D'autant que le Président de la République doit représenter l'ensemble du peuple français. Il ne peut donc que dépasser complètement l'esprit de parti, et susciter une entente par sa seule personne. C'est la raison pour laquelle dans la V° République, le Président ne peut s'inféoder ni à un parti, ni à une idéologie. C'est la raison pour laquelle le Président ne gouverne pas, ne fait pas les lois.

Les seules choses que veulent faire Mme Le Pen ou M. Macron. Dans un esprit de parti, soumis à des idéologies contestables, faire la loi, l'exécuter et contrôler soi-même cette exécution, c'est le programme d'une dictature.

L'Europe, tyran innommable

On ne peut pas dire que l'Europe soit absente du débat électoral. Seulement, sa présence dans le champ politique français est étrange.

Il est clair pour tous - enfion presque tous - que "l'Europoe- l'Europe" n'est plus l'"unique chance pour la France". On espérait il y a trente ans qu'elle maintiendrait au moins la prospérité. Dans le temps de son ascension en puissance, la prospérité de la France s'est évanouie. Plus d'agriculture, plus d'industrie. Des services réduits au tourisme, à la restauration et aux services à la personne ....
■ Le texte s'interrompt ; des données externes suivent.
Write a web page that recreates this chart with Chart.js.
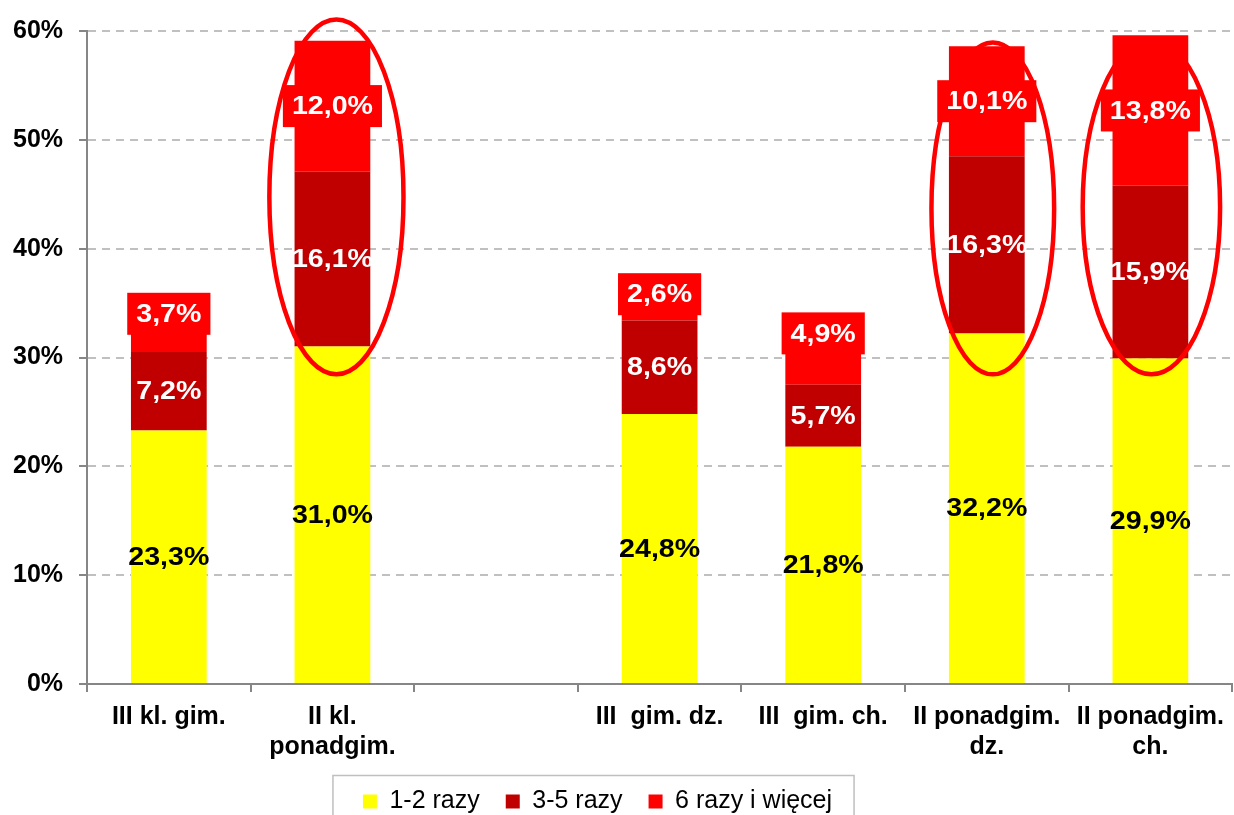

Et la plupart des politiciens français parlent à "Bruxelles" comme Chrysale parlait à sa femme Philaminte ...

Mme Le Pen semble avoir compris, presque au pied du mur, qu'on ne "parle" pas comme elle le faisait jusqu'ici à l'Europe. Clairement, elle ne claque plus la porte Elle va ... "négocier". Quoi ? Comment ? Elle ne le dit pas vraiment.

A l'inverse, M. Macron, probablement investi à la présidentielle par "Bruxelles" aussi, en profite pour gonfler ses petits bras musclés de "premier de la classe" menaçant l'Europe qui semble incapable de se réformer. De toutes façons, il fera comme Mme Le Pen, il négociera.

Or, en Europe, on peut toujours discuter. Mais poliment, comme entre gens de la bonne société, et à condition d'obéir.

Et cette tyrannie "participative" est le véritable problème de l'Europe. Aucun des deux candidats ne veut poser le problème, parce qu'il n'en a plus les moyens et que, les aurait-il, il n'y a plus rien à discuter avec une dictature.

La tromperie catholique

Voici une remarque presque sans importance. Le vote catholique - je veux dire spécifiquement catholique - doit toucher environ 400.000 voix, c'est-à-dire, rien.

Au premier tour, on les a vilipendé en disant que les "catholiques" votaient Fillon. Ce dernier battu, on leur joue maintenant la farce sinistre du "danger" de l'extrême-droite que leurs curés leur ont appris à tenir en "sainte horreur", un peu comme les communistes des années 36 ...

Ainsi, on a lu des articles - deux ou trois - intimant l'ordre aux "catholiques" de voter "Macron". Deux de ces articles sont parus dans Le Monde et un autre dans La Croix, ces deux titres appartenant à Pierre Bergé et ses amis qui soutiennent, promeuvent et ont sélectionné Emmanuel Macron. Aussi nous intiment ils l'ordre de l'élire ...

J'estime donc comme une honte de suivre les consignes de vote de pareils individus qui sont simplement des prédateurs de la pire espèce. J'engage les catholiques à ne pas obéir aux consignes de vote émanant de ces cercles en putréfaction. Je n'ai rien de plus à ajouter.